## EXERCISE AIM
All lines in the records below from the line with "Reproduce this chart with matplotlib." through the line with "b2 = ax.bar(x" are to be given again exactly, both ends included; the pictures are to be left out.
--- Start DATA TO USE ---
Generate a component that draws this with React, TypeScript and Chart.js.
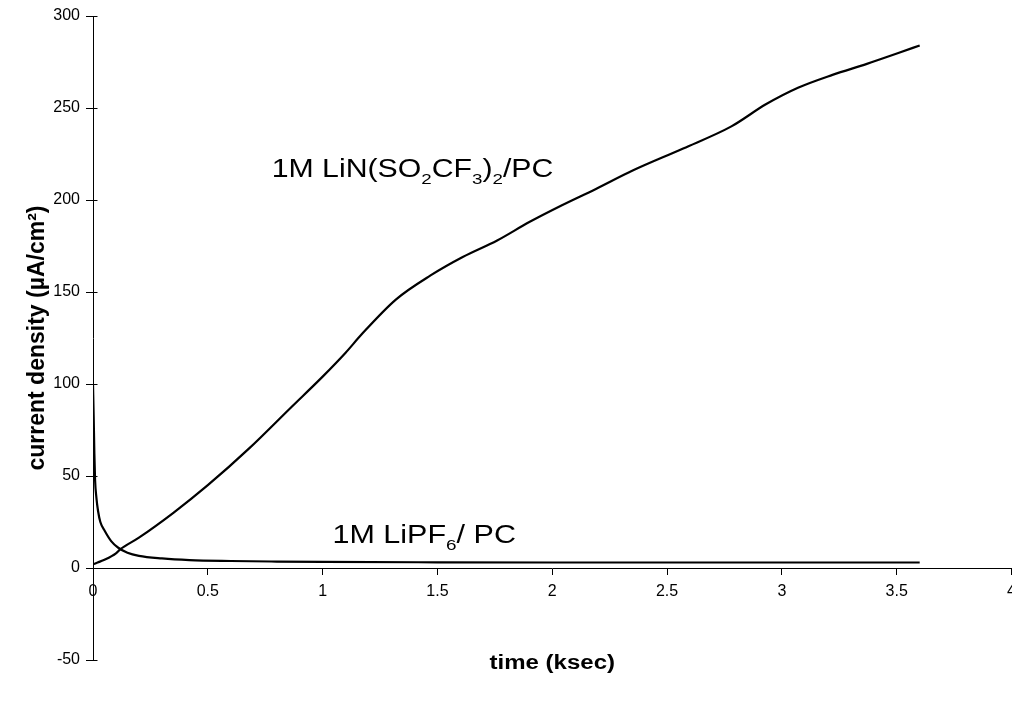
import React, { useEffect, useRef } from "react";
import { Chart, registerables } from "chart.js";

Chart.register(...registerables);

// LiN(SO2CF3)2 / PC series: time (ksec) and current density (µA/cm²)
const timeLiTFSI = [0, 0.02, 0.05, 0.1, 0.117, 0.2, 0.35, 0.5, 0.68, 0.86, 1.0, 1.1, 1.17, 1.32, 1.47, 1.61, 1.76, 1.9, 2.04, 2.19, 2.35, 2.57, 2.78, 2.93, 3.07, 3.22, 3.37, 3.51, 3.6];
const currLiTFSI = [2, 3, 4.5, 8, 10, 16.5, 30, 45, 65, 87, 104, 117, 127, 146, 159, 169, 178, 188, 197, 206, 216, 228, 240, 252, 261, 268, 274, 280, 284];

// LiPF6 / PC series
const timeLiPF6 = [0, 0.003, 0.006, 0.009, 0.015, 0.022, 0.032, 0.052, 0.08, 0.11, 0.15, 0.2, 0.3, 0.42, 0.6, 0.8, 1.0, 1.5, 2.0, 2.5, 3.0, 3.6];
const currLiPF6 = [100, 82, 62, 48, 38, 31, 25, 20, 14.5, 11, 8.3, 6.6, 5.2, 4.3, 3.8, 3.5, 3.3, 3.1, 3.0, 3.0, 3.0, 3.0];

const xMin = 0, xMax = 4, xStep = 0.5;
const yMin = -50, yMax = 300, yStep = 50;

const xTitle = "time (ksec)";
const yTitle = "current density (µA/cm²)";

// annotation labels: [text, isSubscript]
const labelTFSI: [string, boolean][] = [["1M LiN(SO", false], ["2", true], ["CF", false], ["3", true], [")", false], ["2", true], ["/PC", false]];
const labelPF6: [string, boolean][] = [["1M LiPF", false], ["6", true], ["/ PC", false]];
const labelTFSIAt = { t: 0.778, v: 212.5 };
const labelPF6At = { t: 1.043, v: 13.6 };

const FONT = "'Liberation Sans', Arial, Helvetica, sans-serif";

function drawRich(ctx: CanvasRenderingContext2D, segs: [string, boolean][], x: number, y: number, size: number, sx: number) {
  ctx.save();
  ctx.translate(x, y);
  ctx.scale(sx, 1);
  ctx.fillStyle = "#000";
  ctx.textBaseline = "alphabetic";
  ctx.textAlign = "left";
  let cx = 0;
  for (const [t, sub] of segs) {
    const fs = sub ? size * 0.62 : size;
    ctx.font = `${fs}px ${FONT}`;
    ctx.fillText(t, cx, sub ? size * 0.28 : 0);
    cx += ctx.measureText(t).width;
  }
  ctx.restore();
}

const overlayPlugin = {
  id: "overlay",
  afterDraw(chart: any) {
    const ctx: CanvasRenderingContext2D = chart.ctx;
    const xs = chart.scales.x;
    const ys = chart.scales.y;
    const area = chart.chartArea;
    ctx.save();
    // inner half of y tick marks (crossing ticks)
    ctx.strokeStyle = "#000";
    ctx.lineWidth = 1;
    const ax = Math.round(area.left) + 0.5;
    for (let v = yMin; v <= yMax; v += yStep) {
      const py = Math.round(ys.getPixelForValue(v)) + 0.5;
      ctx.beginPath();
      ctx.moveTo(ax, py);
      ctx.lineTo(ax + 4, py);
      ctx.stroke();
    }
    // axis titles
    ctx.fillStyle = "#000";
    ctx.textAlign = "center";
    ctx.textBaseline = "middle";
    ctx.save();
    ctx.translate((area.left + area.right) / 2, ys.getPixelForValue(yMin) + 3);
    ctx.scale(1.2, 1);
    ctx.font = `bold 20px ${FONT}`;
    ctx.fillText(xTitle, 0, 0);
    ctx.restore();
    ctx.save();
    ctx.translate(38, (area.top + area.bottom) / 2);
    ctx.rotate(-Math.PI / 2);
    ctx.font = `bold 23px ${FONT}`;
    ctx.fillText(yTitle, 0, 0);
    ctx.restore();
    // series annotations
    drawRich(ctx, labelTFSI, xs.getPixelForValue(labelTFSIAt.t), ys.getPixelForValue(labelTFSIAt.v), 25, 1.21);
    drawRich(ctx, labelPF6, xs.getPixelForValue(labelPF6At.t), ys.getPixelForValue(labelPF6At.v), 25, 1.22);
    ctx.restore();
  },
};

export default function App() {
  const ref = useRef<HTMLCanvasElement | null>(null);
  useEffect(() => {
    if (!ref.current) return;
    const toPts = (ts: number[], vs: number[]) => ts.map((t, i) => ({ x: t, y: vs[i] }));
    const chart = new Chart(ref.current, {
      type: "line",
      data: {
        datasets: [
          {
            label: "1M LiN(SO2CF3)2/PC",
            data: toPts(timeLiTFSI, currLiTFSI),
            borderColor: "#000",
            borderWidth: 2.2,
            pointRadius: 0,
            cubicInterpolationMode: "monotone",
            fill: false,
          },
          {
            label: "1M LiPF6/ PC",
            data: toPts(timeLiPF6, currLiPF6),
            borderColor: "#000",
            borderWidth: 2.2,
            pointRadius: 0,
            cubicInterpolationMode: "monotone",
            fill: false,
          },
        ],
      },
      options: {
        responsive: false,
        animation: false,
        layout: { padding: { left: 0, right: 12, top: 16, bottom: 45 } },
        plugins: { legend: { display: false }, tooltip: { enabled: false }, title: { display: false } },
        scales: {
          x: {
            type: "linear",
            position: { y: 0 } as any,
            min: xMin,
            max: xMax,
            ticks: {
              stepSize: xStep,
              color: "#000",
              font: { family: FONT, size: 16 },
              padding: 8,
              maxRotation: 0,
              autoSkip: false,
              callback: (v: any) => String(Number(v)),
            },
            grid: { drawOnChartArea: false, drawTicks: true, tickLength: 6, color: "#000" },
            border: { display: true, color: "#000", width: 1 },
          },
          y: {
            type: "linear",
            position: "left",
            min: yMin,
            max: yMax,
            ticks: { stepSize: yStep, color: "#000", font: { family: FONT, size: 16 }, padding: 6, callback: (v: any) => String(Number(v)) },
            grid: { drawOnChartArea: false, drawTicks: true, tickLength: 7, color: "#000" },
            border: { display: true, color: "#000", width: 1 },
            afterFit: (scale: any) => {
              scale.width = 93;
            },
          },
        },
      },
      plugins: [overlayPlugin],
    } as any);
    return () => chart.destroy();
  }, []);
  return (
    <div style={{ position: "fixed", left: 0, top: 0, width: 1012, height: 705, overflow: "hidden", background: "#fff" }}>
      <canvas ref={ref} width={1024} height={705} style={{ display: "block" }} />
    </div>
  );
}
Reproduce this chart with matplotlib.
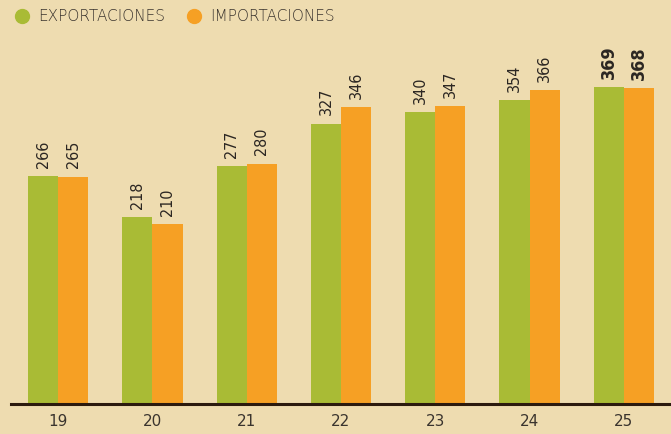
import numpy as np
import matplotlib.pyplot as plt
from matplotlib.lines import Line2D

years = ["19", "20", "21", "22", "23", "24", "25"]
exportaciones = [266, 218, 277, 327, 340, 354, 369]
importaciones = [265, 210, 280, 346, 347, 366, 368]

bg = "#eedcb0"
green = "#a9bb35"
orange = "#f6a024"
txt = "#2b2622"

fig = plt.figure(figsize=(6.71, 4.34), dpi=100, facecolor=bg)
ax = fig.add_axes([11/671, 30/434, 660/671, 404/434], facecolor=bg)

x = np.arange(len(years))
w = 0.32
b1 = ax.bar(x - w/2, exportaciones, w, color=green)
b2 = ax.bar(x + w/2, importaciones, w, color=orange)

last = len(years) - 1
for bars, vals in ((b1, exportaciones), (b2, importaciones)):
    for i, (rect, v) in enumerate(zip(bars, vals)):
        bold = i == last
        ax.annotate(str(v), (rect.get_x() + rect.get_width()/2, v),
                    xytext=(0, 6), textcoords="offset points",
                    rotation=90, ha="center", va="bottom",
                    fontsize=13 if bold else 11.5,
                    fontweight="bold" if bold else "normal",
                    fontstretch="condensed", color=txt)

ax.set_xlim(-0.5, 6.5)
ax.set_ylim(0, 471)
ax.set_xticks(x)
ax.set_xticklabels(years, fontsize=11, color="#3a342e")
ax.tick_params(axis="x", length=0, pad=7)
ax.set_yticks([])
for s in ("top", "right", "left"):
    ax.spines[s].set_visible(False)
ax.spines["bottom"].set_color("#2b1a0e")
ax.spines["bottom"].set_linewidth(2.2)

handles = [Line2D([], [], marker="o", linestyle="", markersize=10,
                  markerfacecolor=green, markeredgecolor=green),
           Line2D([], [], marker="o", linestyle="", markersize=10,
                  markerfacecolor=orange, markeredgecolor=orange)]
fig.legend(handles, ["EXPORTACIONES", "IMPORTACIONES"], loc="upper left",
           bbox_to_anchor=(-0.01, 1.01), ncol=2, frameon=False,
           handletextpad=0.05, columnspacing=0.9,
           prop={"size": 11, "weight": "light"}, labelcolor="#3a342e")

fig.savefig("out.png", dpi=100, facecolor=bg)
--- End DATA TO USE ---
## SOLUTION BELOW
Reproduce this chart with matplotlib.
import numpy as np
import matplotlib.pyplot as plt
from matplotlib.lines import Line2D

years = ["19", "20", "21", "22", "23", "24", "25"]
exportaciones = [266, 218, 277, 327, 340, 354, 369]
importaciones = [265, 210, 280, 346, 347, 366, 368]

bg = "#eedcb0"
green = "#a9bb35"
orange = "#f6a024"
txt = "#2b2622"

fig = plt.figure(figsize=(6.71, 4.34), dpi=100, facecolor=bg)
ax = fig.add_axes([11/671, 30/434, 660/671, 404/434], facecolor=bg)

x = np.arange(len(years))
w = 0.32
b1 = ax.bar(x - w/2, exportaciones, w, color=green)
b2 = ax.bar(x + w/2, importaciones, w, color=orange)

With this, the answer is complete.